One of his classics, 'The Ecstasy of Gold' has been adopted by acts including Metallica and Kasabian to soundtrack their stage entrances, whereas other bands like Morricone Youth and Calibro 35 have made the oeuvre of Ennio Morricone a backbone of their musical identity.
Following the recent tribute by rapper Dargen D’Amico on the stage of Italy’s most historical and talked-about musical event, the annual Festival di Sanremo, we looked into some illustrious covers of the Maestro.
Mike Patton / Mr. Bungle
Mike Patton, with his band Mr. Bungle, has tributed Ennio Morricone on many occasions, including with ‘Metti una sera a cena’, composed by the Maestro in 1969 for the cult film by Giuseppe Patroni Griffi.
The rock band Muse during their 2019 concert at Rome Stadio Olimpico opened 'Knights of Cydonia' with the intro of Morricone's 'Man with a harmonica' from Sergio Leone's film 'Once Upon a Time in the West', performed on harmonica by bassist Chris Wolstenholme.
Among the contemporary artists that have drawn the most from the lesson of the Maestro are Calibro 35. The Italian cinematic-inspired quartet have dedicated masterful tributes to Ennio on many occasions, like the 2018 Ennio Morricone Songbook performance at Church of Sound, London.

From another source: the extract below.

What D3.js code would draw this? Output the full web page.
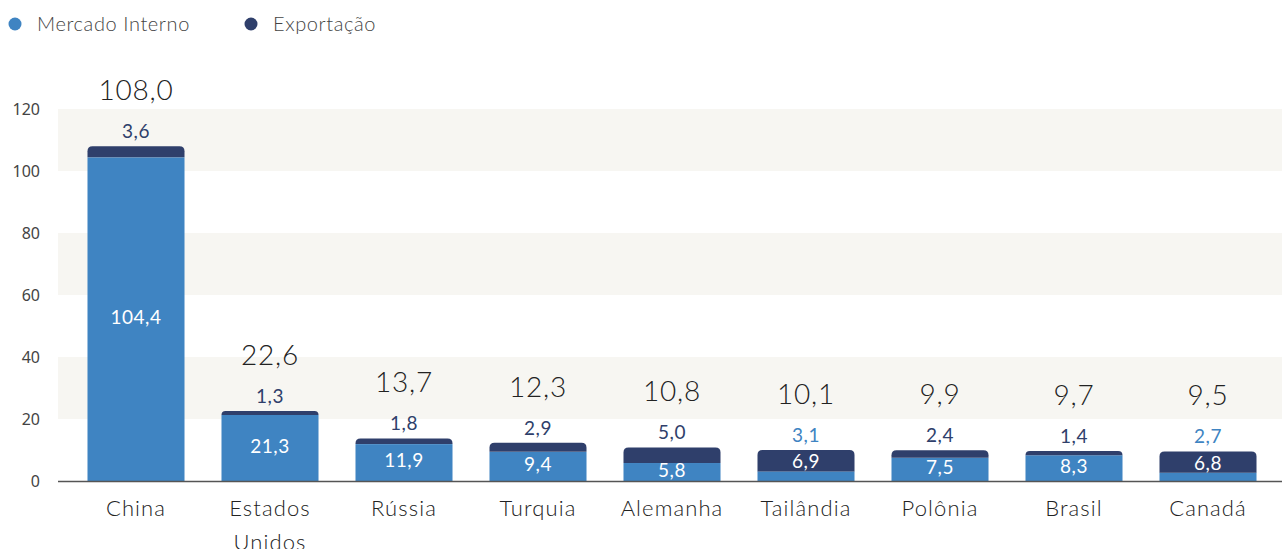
<!DOCTYPE html>
<meta charset="utf-8">
<script src="https://d3js.org/d3.v7.min.js"></script>
<style>
  body { margin: 0; background: #fff; }
  text { font-family: Lato, "Open Sans", sans-serif; }
</style>
<body>
<svg id="chart" width="1282" height="549"></svg>
<script>
  // data
  var paises = ["China", "Estados Unidos", "Rússia", "Turquia", "Alemanha", "Tailândia", "Polônia", "Brasil", "Canadá"];
  var mercadoInterno = [104.4, 21.3, 11.9, 9.4, 5.8, 3.1, 7.5, 8.3, 2.7];
  var exportacao = [3.6, 1.3, 1.8, 2.9, 5.0, 6.9, 2.4, 1.4, 6.8];
  var totais = [108.0, 22.6, 13.7, 12.3, 10.8, 10.1, 9.9, 9.7, 9.5];
  var yTicks = [0, 20, 40, 60, 80, 100, 120];
  var series = ["Mercado Interno", "Exportação"];

  var corInterno = "#3f84c2", corExport = "#2f3f6b";
  var fmt = function(v) { return d3.format(".1f")(v).replace(".", ","); };

  var svg = d3.select("#chart");
  var left = 58, right = 1282;

  var x = d3.scaleBand().domain(paises).range([69, 1275]).paddingInner(0.276).paddingOuter(0.138);
  var y = d3.scaleLinear().domain([0, 120]).range([481, 109]);

  // background bands
  var bandas = [[100, 120], [60, 80], [20, 40]];
  svg.append("g").selectAll("rect").data(bandas).enter().append("rect")
    .attr("x", left).attr("width", right - left)
    .attr("y", function(d) { return y(d[1]); })
    .attr("height", function(d) { return y(d[0]) - y(d[1]); })
    .attr("fill", "#f7f6f2");

  // y axis labels
  svg.append("g").selectAll("text").data(yTicks).enter().append("text")
    .attr("x", 40).attr("y", function(d) { return y(d); })
    .attr("dy", "0.35em").attr("text-anchor", "end")
    .style("font-family", "'Noto Sans', sans-serif")
    .style("font-size", "16px").attr("fill", "#444")
    .text(function(d) { return d; });

  // top-rounded rect path
  function topRounded(x0, y0, w, h, r) {
    r = Math.min(r, h, w / 2);
    return "M" + x0 + "," + (y0 + h) +
      "V" + (y0 + r) +
      "Q" + x0 + "," + y0 + " " + (x0 + r) + "," + y0 +
      "H" + (x0 + w - r) +
      "Q" + (x0 + w) + "," + y0 + " " + (x0 + w) + "," + (y0 + r) +
      "V" + (y0 + h) + "Z";
  }

  var bw = x.bandwidth();
  var g = svg.append("g");
  paises.forEach(function(p, i) {
    var x0 = x(p);
    var mi = mercadoInterno[i], ex = exportacao[i];
    g.append("rect").attr("x", x0).attr("width", bw)
      .attr("y", y(mi)).attr("height", y(0) - y(mi)).attr("fill", corInterno);
    g.append("path").attr("d", topRounded(x0, y(mi + ex), bw, y(mi) - y(mi + ex), 5))
      .attr("fill", corExport);

    var cx = x0 + bw / 2;
    var topo = y(mi + ex);
    // total label
    g.append("text").attr("x", cx).attr("y", topo - 56).attr("dy", "0.35em")
      .attr("text-anchor", "middle").style("font-size", "28px").style("font-weight", 300)
      .style("letter-spacing", "0.8px").attr("fill", "#222")
      .text(fmt(totais[i]));

    // smaller segment label above, larger inside
    var menorExp = ex <= mi;
    g.append("text").attr("x", cx).attr("y", topo - 15).attr("dy", "0.35em")
      .attr("text-anchor", "middle").style("font-size", "19px").style("letter-spacing", "0.5px")
      .attr("fill", menorExp ? corExport : corInterno)
      .text(fmt(menorExp ? ex : mi));
    var meio = menorExp ? (y(mi) + y(0)) / 2 - 2 : (y(mi + ex) + y(mi)) / 2 + 1;
    g.append("text").attr("x", cx).attr("y", meio).attr("dy", "0.35em")
      .attr("text-anchor", "middle").style("font-size", "19px").style("letter-spacing", "0.5px")
      .attr("fill", "#fff")
      .text(fmt(menorExp ? mi : ex));
  });

  // baseline
  svg.append("line").attr("x1", left).attr("x2", right)
    .attr("y1", y(0) + 0.5).attr("y2", y(0) + 0.5)
    .attr("stroke", "#555").attr("stroke-width", 1.5);

  // category labels
  var cat = svg.append("g").selectAll("text").data(paises).enter().append("text")
    .attr("x", function(d) { return x(d) + bw / 2; })
    .attr("y", 508).attr("text-anchor", "middle")
    .style("font-size", "22px").style("font-weight", 300).style("letter-spacing", "1.1px")
    .attr("fill", "#222");
  cat.each(function(d) {
    var palavras = d === "Estados Unidos" ? ["Estados", "Unidos"] : [d];
    var t = d3.select(this);
    palavras.forEach(function(w, k) {
      t.append("tspan").attr("x", x(d) + bw / 2).attr("dy", k === 0 ? "0.35em" : "34px").text(w);
    });
  });

  // legend
  var leg = svg.append("g");
  var legX = [15, 251];
  series.forEach(function(s, i) {
    leg.append("circle").attr("cx", legX[i]).attr("cy", 24).attr("r", 6.5)
      .attr("fill", i === 0 ? corInterno : corExport);
    leg.append("text").attr("x", legX[i] + 22).attr("y", 24).attr("dy", "0.35em")
      .style("font-size", "20px").style("font-weight", 300).style("letter-spacing", "0.6px")
      .attr("fill", "#444").text(s);
  });
</script>
</body>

'La Classe Operaia Va In Paradiso', a song composed by Morricone for Elio Petri's legendary 1971 film, was chosen by Calibro 35 to anticipate the first instalment of their two-volume project 'Scacco al Maestro', entirely dedicated to the repertoire of Morricone.
In 1986 American composer and saxophonist John Zorn dedicated a whole album, “The Big Gundown”, to his love for the Maestro, revisiting with mind-blowing uniqueness many of his gems, including the classic “The Battle of Algiers”.
The 2000 reissue of the album sees further covers from the CAM Sugar catalogue, including 'Macchie Solari', from the same-titled cult horror film and 'The Sicilian Clan'.
The love for 'The Sicilian Clan' is also shared by Khurangbin. The American band have spoken out their love for Morricone and his influence of their twangy, cinematic instrumental compositions from the very beginning of their career. This cover was included on one of their first recordings, the 2015 four-track EP History of Flight.
During the latest edition of the Festival di Sanremo, Italian rapper and songwriter Dargen D’Amico offered his tribute to the art of Ennio Morricone, revisiting with political undertones and with the aid of BabelNova Orchestra the Maestro’s “The Crisis” from “The Legend of 1900”.